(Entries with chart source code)
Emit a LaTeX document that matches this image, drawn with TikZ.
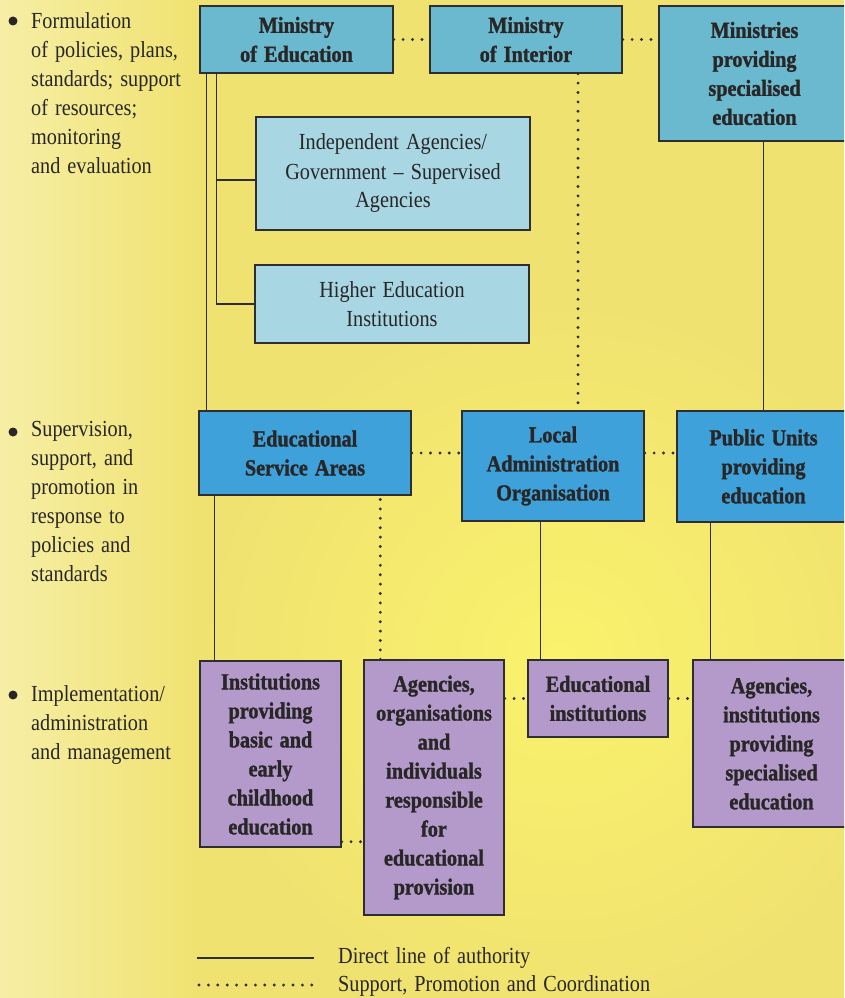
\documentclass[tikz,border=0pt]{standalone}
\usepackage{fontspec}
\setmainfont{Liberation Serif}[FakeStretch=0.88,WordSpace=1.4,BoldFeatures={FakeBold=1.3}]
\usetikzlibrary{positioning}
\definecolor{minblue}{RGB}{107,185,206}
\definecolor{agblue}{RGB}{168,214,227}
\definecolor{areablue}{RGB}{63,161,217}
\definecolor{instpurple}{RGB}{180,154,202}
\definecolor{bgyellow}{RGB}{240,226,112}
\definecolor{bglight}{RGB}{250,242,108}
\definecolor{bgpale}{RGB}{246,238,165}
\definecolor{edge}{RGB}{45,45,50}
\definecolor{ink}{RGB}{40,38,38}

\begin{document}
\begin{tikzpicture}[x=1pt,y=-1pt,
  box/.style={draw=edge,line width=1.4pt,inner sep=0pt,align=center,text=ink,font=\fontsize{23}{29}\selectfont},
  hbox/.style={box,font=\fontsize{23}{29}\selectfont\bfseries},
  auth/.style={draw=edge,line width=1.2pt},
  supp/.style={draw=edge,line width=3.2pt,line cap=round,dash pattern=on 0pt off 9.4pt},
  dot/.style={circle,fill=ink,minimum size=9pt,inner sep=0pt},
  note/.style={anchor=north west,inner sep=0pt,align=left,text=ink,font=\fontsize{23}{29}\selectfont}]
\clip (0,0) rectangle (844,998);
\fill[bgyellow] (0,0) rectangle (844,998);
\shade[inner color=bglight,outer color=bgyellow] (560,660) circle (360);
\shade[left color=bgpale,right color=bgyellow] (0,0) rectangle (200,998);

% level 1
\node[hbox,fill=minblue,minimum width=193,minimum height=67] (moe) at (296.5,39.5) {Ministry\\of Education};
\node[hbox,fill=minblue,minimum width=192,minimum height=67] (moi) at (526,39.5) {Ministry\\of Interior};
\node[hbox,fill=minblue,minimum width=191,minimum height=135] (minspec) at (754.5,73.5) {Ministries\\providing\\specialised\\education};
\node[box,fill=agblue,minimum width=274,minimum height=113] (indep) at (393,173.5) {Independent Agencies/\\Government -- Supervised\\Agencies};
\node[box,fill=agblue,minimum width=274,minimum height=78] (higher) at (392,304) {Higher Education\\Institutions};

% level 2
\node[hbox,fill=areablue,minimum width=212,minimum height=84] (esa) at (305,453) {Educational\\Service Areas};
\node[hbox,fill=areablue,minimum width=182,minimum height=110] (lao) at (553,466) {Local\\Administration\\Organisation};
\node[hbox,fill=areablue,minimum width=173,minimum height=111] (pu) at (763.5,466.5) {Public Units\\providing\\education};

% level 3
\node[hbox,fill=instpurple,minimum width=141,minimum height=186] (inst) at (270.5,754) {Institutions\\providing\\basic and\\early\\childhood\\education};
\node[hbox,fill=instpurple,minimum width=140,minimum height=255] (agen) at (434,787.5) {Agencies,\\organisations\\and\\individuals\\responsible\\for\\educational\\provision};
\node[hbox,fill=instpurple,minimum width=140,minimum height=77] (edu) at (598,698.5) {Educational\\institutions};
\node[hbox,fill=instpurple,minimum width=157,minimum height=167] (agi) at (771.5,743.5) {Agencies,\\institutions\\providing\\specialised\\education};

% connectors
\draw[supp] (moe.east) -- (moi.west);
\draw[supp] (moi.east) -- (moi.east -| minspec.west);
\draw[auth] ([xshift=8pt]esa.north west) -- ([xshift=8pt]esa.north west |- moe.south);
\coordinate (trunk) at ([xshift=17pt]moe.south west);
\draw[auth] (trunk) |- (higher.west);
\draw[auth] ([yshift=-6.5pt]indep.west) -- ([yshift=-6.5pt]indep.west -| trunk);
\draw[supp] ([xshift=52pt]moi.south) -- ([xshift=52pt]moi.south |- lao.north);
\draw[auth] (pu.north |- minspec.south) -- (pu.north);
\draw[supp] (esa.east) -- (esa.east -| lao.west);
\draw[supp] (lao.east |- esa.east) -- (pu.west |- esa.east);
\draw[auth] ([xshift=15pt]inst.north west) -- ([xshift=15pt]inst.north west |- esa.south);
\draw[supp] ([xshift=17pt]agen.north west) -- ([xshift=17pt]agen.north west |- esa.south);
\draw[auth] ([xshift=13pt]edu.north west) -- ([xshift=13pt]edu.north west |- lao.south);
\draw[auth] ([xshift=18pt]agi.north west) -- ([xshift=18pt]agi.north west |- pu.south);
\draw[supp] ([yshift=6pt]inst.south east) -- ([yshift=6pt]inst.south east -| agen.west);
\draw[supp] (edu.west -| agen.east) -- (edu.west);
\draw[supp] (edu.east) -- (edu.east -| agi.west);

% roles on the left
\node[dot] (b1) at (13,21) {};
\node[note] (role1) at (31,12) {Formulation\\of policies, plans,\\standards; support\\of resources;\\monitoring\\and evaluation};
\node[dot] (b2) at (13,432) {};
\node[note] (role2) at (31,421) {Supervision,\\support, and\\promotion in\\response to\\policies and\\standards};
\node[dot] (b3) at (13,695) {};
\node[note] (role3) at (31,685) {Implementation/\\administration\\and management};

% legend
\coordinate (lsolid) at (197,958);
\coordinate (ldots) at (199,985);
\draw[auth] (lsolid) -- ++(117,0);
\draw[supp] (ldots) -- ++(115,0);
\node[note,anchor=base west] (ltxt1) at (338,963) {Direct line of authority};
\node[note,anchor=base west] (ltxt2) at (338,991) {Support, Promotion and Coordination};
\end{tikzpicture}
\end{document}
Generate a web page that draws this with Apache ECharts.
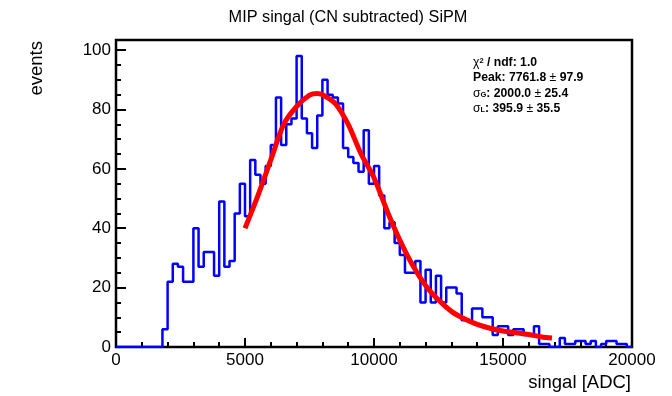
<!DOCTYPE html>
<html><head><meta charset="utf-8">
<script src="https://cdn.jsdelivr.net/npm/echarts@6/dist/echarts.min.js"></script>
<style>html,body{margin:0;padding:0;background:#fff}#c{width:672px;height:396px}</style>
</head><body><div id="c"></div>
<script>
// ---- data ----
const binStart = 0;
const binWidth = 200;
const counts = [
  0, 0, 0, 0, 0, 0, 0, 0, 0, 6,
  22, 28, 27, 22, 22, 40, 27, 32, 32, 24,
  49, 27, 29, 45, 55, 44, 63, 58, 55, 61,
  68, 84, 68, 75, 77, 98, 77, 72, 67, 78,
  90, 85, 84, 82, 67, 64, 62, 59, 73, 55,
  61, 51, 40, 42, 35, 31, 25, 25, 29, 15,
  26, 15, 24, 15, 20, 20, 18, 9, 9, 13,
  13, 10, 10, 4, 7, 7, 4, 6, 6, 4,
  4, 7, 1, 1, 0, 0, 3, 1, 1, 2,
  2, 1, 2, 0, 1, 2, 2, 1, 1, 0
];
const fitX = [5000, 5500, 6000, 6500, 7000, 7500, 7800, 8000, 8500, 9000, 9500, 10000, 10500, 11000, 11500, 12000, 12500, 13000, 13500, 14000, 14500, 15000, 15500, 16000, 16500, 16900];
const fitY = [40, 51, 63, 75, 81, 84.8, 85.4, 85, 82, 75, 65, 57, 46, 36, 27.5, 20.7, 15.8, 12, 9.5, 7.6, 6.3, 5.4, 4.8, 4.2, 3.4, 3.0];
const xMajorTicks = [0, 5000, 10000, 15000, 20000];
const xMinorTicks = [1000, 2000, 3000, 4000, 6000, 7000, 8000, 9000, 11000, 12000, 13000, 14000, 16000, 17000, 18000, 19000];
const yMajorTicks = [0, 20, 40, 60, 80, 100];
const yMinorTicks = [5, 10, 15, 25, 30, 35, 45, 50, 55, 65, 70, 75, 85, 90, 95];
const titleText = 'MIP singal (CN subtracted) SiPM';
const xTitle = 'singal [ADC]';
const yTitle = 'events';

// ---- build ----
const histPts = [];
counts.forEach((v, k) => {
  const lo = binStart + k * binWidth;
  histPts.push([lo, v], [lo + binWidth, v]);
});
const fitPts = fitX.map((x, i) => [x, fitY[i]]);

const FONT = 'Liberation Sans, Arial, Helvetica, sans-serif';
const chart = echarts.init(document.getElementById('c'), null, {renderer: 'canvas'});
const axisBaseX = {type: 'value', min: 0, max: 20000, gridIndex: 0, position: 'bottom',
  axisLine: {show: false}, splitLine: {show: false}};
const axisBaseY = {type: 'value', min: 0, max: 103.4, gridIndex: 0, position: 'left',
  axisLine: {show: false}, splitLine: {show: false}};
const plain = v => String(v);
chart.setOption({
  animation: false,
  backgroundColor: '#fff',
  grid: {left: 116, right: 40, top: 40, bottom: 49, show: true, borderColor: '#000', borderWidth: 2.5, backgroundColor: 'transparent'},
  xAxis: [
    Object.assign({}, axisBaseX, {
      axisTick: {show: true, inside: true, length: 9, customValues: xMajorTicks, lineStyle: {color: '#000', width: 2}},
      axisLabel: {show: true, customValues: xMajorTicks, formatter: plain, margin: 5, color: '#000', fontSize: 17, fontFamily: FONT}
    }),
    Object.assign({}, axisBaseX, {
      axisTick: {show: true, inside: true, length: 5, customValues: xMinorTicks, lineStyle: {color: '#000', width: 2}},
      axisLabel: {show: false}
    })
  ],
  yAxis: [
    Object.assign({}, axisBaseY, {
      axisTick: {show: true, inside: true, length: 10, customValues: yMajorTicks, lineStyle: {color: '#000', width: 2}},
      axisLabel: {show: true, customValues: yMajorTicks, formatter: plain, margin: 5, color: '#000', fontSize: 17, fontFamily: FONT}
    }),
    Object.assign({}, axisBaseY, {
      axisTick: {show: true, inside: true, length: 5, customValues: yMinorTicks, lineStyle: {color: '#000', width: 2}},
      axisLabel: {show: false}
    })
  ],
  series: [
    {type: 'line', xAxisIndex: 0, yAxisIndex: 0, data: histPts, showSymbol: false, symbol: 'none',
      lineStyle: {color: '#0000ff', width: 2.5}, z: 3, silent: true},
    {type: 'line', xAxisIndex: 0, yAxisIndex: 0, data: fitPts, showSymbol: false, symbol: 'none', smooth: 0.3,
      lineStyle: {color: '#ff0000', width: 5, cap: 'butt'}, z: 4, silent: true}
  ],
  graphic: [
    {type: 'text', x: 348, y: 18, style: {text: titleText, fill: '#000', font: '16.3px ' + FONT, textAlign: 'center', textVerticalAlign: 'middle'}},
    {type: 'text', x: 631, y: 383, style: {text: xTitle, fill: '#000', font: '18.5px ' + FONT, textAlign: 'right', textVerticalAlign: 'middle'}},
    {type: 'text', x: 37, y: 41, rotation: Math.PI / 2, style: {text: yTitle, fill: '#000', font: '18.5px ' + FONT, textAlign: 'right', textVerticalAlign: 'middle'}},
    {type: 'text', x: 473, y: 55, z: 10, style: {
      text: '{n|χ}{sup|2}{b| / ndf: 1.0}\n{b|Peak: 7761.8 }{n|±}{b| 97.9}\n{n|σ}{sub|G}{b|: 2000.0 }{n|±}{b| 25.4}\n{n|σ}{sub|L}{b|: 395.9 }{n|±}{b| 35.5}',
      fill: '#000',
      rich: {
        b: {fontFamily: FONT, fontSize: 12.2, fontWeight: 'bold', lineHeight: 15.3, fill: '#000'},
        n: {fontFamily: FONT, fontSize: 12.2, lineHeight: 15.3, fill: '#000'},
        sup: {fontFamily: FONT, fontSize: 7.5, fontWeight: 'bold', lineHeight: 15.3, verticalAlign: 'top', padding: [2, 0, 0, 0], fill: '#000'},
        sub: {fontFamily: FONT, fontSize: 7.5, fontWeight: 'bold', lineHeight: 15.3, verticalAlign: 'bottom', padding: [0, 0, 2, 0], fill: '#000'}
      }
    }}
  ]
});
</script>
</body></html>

### Stated task
Leave the pictures out and copy exactly the lines from the one with "Generate a web" through the one with "const yTitle = 'events';", nothing more.

### Exercise solution
Generate a web page that draws this with Apache ECharts.
<!DOCTYPE html>
<html><head><meta charset="utf-8">
<script src="https://cdn.jsdelivr.net/npm/echarts@6/dist/echarts.min.js"></script>
<style>html,body{margin:0;padding:0;background:#fff}#c{width:672px;height:396px}</style>
</head><body><div id="c"></div>
<script>
// ---- data ----
const binStart = 0;
const binWidth = 200;
const counts = [
  0, 0, 0, 0, 0, 0, 0, 0, 0, 6,
  22, 28, 27, 22, 22, 40, 27, 32, 32, 24,
  49, 27, 29, 45, 55, 44, 63, 58, 55, 61,
  68, 84, 68, 75, 77, 98, 77, 72, 67, 78,
  90, 85, 84, 82, 67, 64, 62, 59, 73, 55,
  61, 51, 40, 42, 35, 31, 25, 25, 29, 15,
  26, 15, 24, 15, 20, 20, 18, 9, 9, 13,
  13, 10, 10, 4, 7, 7, 4, 6, 6, 4,
  4, 7, 1, 1, 0, 0, 3, 1, 1, 2,
  2, 1, 2, 0, 1, 2, 2, 1, 1, 0
];
const fitX = [5000, 5500, 6000, 6500, 7000, 7500, 7800, 8000, 8500, 9000, 9500, 10000, 10500, 11000, 11500, 12000, 12500, 13000, 13500, 14000, 14500, 15000, 15500, 16000, 16500, 16900];
const fitY = [40, 51, 63, 75, 81, 84.8, 85.4, 85, 82, 75, 65, 57, 46, 36, 27.5, 20.7, 15.8, 12, 9.5, 7.6, 6.3, 5.4, 4.8, 4.2, 3.4, 3.0];
const xMajorTicks = [0, 5000, 10000, 15000, 20000];
const xMinorTicks = [1000, 2000, 3000, 4000, 6000, 7000, 8000, 9000, 11000, 12000, 13000, 14000, 16000, 17000, 18000, 19000];
const yMajorTicks = [0, 20, 40, 60, 80, 100];
const yMinorTicks = [5, 10, 15, 25, 30, 35, 45, 50, 55, 65, 70, 75, 85, 90, 95];
const titleText = 'MIP singal (CN subtracted) SiPM';
const xTitle = 'singal [ADC]';
const yTitle = 'events';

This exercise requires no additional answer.